━━━ Material for the task

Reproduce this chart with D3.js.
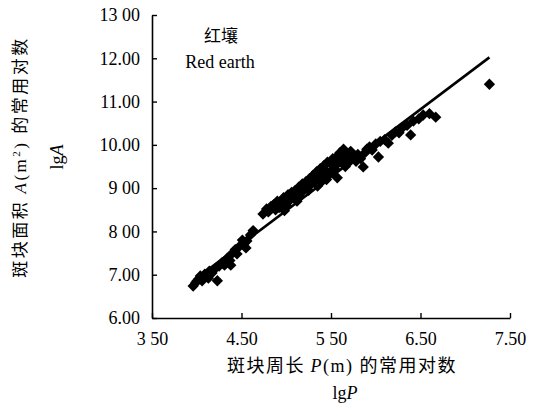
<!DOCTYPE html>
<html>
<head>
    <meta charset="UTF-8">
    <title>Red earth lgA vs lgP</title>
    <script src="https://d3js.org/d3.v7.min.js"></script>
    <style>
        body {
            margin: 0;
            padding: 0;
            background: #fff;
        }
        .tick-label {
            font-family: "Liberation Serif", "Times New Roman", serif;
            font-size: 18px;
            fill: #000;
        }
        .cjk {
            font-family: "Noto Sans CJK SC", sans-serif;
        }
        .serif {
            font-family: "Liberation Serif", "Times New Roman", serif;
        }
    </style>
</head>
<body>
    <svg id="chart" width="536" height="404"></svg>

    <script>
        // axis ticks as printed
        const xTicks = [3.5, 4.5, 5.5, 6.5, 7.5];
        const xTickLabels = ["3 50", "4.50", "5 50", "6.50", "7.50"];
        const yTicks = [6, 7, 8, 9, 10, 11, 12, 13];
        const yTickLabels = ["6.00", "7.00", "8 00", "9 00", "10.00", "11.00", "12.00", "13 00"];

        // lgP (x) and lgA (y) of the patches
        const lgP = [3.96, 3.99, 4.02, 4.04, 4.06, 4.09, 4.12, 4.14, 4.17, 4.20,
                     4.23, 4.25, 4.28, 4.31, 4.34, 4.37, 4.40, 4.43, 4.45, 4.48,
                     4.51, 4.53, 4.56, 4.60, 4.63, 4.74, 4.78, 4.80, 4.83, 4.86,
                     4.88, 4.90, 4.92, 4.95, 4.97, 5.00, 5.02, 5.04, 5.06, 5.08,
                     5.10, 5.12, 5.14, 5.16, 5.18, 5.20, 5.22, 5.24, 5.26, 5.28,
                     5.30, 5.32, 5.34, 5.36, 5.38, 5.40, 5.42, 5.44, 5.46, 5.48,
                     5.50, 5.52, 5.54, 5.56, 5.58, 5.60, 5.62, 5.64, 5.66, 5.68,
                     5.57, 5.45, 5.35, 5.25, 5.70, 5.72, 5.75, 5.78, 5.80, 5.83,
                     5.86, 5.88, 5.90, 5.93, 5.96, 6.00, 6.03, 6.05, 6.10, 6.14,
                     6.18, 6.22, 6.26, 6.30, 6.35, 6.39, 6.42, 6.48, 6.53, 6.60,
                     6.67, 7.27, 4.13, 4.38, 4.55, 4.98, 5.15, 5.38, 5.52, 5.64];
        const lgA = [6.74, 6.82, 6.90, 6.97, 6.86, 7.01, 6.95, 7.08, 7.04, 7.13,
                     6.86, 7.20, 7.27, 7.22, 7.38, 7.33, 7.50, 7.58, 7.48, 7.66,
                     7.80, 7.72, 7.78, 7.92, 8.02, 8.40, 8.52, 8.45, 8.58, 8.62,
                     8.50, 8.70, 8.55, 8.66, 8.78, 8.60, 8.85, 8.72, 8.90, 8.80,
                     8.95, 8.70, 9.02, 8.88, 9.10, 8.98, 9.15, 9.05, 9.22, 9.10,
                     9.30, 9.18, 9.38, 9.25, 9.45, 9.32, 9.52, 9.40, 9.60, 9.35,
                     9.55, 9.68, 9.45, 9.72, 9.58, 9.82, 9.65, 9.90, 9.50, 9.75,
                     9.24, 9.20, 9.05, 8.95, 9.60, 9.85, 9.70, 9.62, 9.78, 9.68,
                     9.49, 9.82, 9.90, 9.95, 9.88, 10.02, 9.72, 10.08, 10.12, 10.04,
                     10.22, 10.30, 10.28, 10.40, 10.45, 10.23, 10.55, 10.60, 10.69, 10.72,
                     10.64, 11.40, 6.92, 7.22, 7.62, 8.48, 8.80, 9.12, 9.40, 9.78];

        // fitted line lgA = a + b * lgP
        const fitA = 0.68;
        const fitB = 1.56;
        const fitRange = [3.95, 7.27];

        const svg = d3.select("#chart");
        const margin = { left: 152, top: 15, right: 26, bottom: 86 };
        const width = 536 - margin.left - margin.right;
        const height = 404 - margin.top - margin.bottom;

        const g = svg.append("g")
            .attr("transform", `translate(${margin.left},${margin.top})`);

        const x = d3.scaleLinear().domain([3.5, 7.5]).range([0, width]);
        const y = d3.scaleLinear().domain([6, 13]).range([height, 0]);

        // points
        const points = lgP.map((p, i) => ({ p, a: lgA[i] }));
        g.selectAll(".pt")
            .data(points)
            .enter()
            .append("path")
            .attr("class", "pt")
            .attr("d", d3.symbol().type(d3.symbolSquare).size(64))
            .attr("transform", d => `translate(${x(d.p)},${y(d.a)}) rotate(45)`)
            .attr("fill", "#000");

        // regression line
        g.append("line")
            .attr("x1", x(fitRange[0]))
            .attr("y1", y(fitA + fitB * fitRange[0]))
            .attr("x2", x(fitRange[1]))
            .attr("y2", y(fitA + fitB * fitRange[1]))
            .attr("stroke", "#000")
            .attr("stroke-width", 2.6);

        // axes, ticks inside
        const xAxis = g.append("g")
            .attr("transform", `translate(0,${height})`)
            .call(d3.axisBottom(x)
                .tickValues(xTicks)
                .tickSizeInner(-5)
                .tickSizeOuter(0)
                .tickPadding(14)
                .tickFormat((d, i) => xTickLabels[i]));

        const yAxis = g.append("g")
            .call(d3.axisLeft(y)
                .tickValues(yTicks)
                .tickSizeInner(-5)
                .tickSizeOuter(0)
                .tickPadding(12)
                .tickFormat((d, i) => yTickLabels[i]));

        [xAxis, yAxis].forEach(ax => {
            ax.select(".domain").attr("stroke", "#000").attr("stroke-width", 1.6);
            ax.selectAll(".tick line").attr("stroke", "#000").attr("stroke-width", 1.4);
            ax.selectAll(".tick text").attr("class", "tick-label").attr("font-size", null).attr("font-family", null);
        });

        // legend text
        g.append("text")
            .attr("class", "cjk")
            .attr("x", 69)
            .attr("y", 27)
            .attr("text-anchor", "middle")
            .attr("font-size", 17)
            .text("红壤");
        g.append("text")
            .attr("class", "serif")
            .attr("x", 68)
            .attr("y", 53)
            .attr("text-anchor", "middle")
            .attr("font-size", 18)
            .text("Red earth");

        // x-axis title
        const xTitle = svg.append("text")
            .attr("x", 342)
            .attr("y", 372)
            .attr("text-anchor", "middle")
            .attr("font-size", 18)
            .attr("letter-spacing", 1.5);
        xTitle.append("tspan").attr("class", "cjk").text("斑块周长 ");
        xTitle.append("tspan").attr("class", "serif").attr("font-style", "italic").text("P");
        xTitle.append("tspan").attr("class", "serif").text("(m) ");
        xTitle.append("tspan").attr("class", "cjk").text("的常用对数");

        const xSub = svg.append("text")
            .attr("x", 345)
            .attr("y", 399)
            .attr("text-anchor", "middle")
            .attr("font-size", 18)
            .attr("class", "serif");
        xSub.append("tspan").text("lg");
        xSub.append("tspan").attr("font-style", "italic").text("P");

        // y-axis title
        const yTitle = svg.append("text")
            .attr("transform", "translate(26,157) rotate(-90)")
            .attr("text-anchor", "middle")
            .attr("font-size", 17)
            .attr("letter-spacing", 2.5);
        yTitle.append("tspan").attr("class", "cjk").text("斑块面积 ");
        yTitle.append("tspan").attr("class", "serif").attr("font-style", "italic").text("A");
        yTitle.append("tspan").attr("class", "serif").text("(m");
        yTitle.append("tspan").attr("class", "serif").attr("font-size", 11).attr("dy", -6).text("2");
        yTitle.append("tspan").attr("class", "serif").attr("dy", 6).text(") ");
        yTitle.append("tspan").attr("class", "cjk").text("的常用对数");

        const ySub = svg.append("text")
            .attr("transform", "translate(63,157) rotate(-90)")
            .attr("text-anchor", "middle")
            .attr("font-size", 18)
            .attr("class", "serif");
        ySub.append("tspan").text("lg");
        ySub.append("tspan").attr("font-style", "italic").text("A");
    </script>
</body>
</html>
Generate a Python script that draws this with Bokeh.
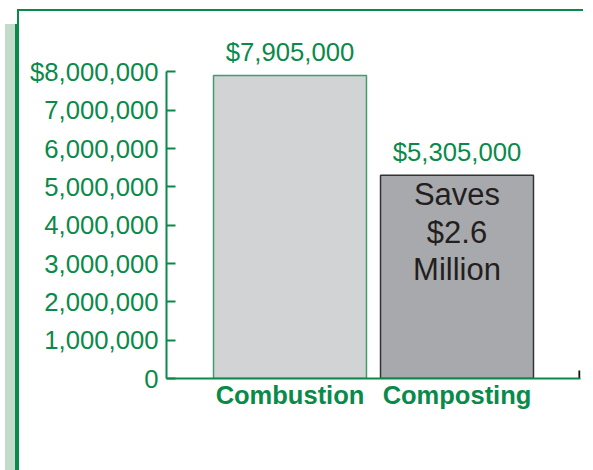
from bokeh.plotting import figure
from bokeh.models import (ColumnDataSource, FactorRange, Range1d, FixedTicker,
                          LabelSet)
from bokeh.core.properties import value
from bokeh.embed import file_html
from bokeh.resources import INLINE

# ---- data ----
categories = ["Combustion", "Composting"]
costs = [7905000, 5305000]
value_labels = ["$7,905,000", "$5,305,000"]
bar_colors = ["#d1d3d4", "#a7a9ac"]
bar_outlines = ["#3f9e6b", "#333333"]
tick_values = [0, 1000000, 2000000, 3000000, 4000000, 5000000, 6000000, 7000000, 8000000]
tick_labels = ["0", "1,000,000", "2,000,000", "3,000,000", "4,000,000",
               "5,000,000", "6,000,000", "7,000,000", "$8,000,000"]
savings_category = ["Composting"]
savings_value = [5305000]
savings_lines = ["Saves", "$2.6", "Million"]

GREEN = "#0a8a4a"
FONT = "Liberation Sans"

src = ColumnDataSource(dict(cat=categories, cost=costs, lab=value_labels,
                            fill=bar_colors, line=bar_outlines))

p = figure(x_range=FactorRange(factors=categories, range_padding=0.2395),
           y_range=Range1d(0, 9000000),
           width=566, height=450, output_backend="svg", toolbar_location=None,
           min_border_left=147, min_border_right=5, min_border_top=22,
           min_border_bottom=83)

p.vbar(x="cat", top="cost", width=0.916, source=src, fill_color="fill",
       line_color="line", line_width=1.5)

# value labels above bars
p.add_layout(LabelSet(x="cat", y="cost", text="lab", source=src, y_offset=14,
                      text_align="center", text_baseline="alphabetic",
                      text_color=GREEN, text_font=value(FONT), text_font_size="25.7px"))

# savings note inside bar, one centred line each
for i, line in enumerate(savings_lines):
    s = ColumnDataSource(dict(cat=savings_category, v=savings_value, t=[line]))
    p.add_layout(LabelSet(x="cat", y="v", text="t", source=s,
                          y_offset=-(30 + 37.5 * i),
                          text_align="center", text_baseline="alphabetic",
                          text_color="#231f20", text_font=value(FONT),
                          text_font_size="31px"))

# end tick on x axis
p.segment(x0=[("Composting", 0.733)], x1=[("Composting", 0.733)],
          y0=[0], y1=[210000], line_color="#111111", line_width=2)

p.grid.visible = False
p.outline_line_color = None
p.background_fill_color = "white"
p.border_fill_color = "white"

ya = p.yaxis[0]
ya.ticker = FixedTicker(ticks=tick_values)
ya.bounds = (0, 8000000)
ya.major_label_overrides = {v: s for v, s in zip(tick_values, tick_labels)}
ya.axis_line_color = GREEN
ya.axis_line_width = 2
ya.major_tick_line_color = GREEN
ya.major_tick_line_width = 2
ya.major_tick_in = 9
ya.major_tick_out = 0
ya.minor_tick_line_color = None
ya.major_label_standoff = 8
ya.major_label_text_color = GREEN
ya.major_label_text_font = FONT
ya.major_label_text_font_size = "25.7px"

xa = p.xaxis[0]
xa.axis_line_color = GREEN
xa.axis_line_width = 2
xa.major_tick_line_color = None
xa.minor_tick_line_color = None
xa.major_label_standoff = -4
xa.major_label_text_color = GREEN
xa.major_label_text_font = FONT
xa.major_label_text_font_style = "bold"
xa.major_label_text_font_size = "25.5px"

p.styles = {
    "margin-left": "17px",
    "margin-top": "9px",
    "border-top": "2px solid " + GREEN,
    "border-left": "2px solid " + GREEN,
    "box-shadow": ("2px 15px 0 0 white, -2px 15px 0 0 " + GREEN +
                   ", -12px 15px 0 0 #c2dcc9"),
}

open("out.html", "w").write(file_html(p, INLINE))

━━━━━━

Your answer should be a single number: how many lines of the material contain the word "with".

2